New data from the U.S. Census Bureau documents the number of citizens who moved from one residence to another between 2015 and 2016.
Blacks in the United States are more likely to move than Whites. In the 2015-to-2016 period, almost 6 million African Americans, nearly 14 percent of the entire Black population of the United States changed their residence. For non-Hispanic White Americans, slightly less than 10 percent changed their residence during the period.
Most of these moves for African Americans were local. Nearly 65 percent of African Americans who moved went to different residences in the same county. Nearly 12 percent of all African Americans who moved went to a different state and 2.6 percent moved abroad.
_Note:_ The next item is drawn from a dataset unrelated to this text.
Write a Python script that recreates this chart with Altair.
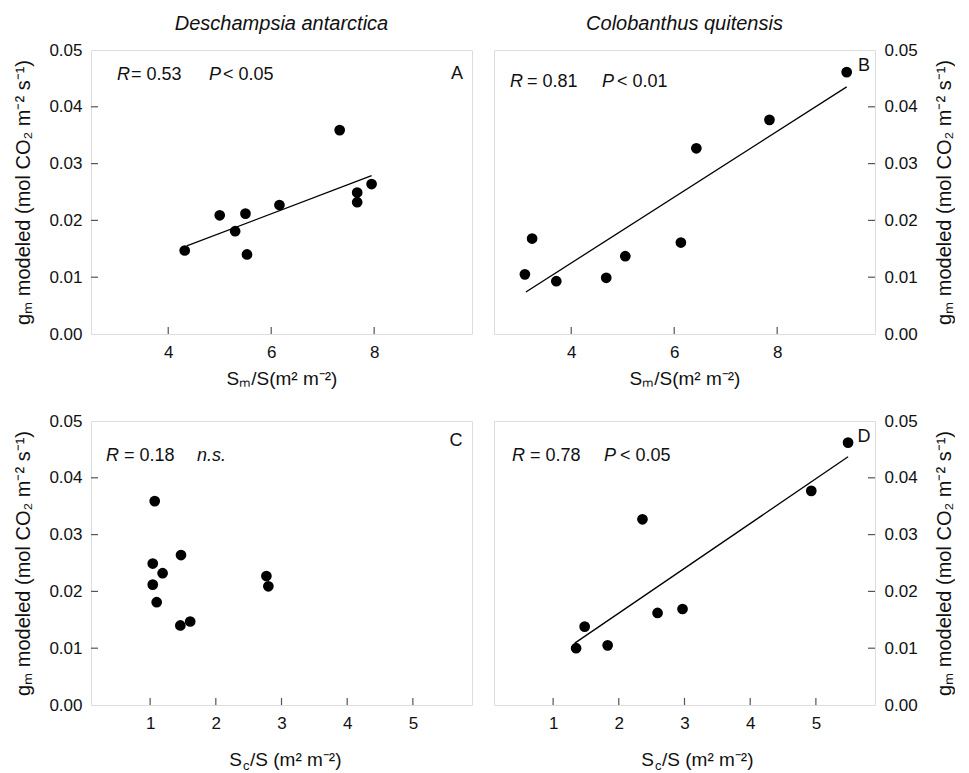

When we factor in educational attainment, we discover some interesting differences between Blacks and Whites. The racial gap in moving rates is significantly higher for those with lower levels of education. For those who did not finish high school, 8.2 percent of Whites and 11.6 percent of Blacks changed residences. About 12 percent of Black adults who graduated from high school but had no college experience moved between 2015 and 2016. For Whites with only a high school education, 7.5 percent moved.
For college graduates, 10.6 percent of all African Americans changed residences between 2015 and 2015. For White college graduates the figure was slightly lower at 9.3 percent. For those with a graduate or professional degree 9.6 percent of Blacks and 8.5 percent of Whites moved between 2015 and 2016.